Candidamente, Roiz explicou que, sem o buraco, sua mulher e as escravas precisariam dar enorme volta para ir à roça. E, em petição, requereu a reabertura do buraco. O pedido foi negado, mas ele foi absolvido de qualquer pagamento.
Uma das razões da impunidade era a ausência de polícia e de prisão. Só naquele ano é que o Paço Municipal começou a ser erguido.
Nele funcionariam lado a lado -o que poderia ser muito prático hoje- a sala do Conselho e a cadeia. Mas o edifício já começou complicado. Aquele que poderia ser o patrono dos empreiteiros paulistas, Alvaro Annes, parou as obras antes de cobrir as paredes de taipa com sapé. Só concluiria o serviço após receber pelas paredes.
O Paço custou 3 mil réis, mas, na hora de recebê-lo, a comissão instituída para inspecioná-lo mandou que o empreiteiro colocasse mais duas fileiras de sapé para que não chovesse dentro do prédio.
Pouco adiantou tal cuidado: menos de quatro anos depois o procurador da vila reclamava que chovia muito dentro do prédio. A deterioração continuou e, em 1583, a cumeeira da cadeia desabou.
Os vereadores empossados no ano seguinte culparam os antecessores. Após meses de confusão, tudo ficou por isso mesmo.
Os oficiais encomendaram, então, a primeira obra faraônica: um sobrado. A cadeia ficaria embaixo e o conselho, no andar superior.

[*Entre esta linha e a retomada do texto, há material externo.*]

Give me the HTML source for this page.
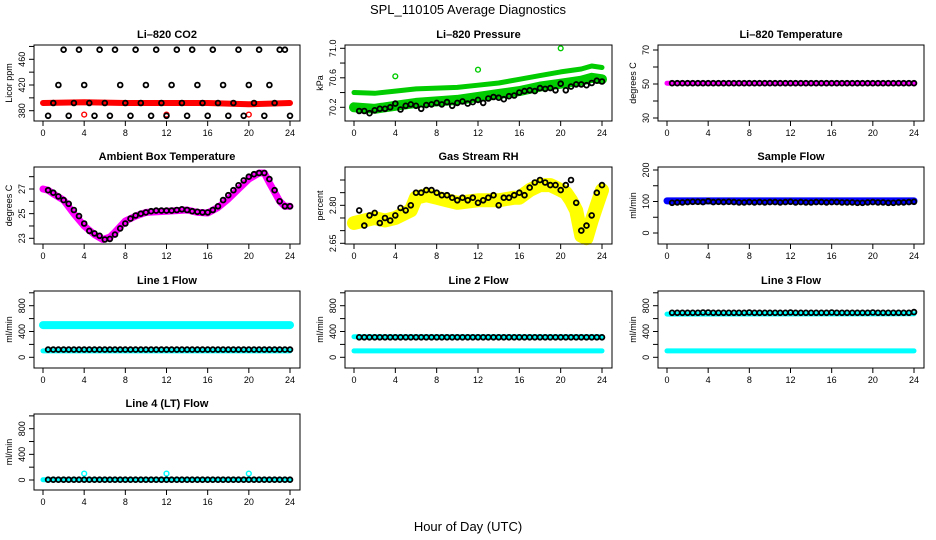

Um mês depois, voltaram atrás e optaram por uma solução mais compatível com as verbas disponíveis: reformar o velho Paço.
Falta de recursos, aliás, era um problema constante para os oficiais. Muitas vezes, eram obrigados a pagar por obras públicas em gado, pano e até palha.
Um deles, porém, sabia como ganhar dinheiro. Deportado de Portugal, Fructuoso da Costa tinha ido à capitania do Espírito Santo. De lá, fugiu para São Paulo, onde acabou tabelião e escrivão da Câmara.
Dono da única arca existente na vila, aceitou vendê-la ao Conselho para servir de arquivo pelo caro preço de 900 réis. Antes de entregá-la, arrancou a fechadura. E depois vendeu-a à Câmara por 500 réis. Tantas fez Costa que, em 1579, foi condenado pela Câmara, mas fugiu. Tempos depois, avisado pelo padre Anchieta para não dormir em casa naquela noite, não ouviu o conselho e acabou assassinado.